About numerical computing

  • Is the kernel bit-for-bit deterministic? Bit-for-bit determinism is an extremely desirable property for debugging purposes. However, not all algorithms are deterministic in this way; for example, because floating-point addition is not associative, algorithms that add subresults in non-deterministic order will lead to non-deterministic results. Code review of a new kernel is the best time to identify if it is deterministic or not; it is much harder to make this determination when you are attempting to debug a nondeterminism bug in a larger program.
  • Are operations that only need to be done once done outside of a critical loop? Dynamic dispatch, vector allocation, etc.; these are all expensive operations which should be done outside of tight loops over tensor dimensions (e.g., batch dimension). In ordinary code, this doesn't matter, but in numerical kernels, failing to move these operations outside of the loop can noticeably affect performance.

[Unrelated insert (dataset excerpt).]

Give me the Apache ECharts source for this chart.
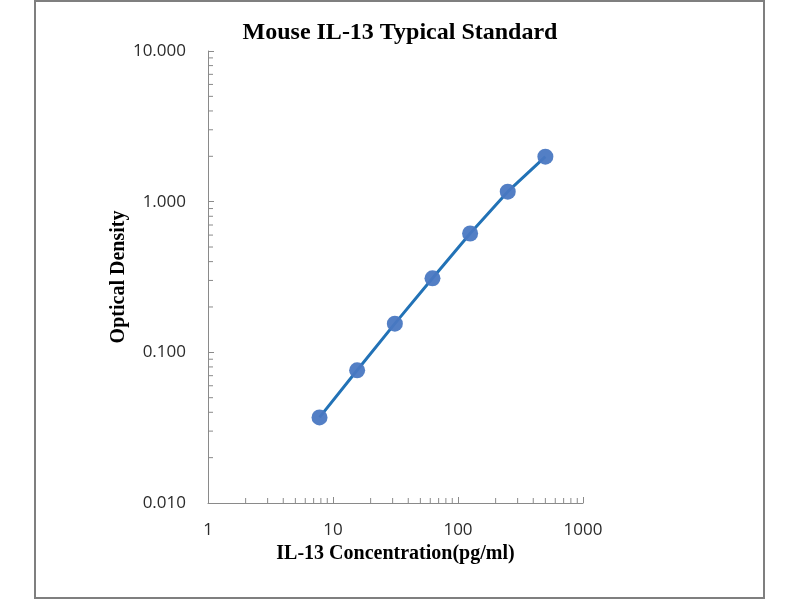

  • Does it work on data that is bigger than 4GB? The most common reason things break in this situation is because someone used a 32-bit integer where they should have used a 64-bit integer. These are hard to test for, since actually constructing a 4GB input is expensive and slows tests down a lot. The most common reason for breakage here is use of “int” when you should have used “int64_t”.
  • Do calls to the kernel call cudaGetLastError() after the kernel launch? This best practice helps us report asynchronous CUDA errors closer to the error site, rather than at some much later point in time.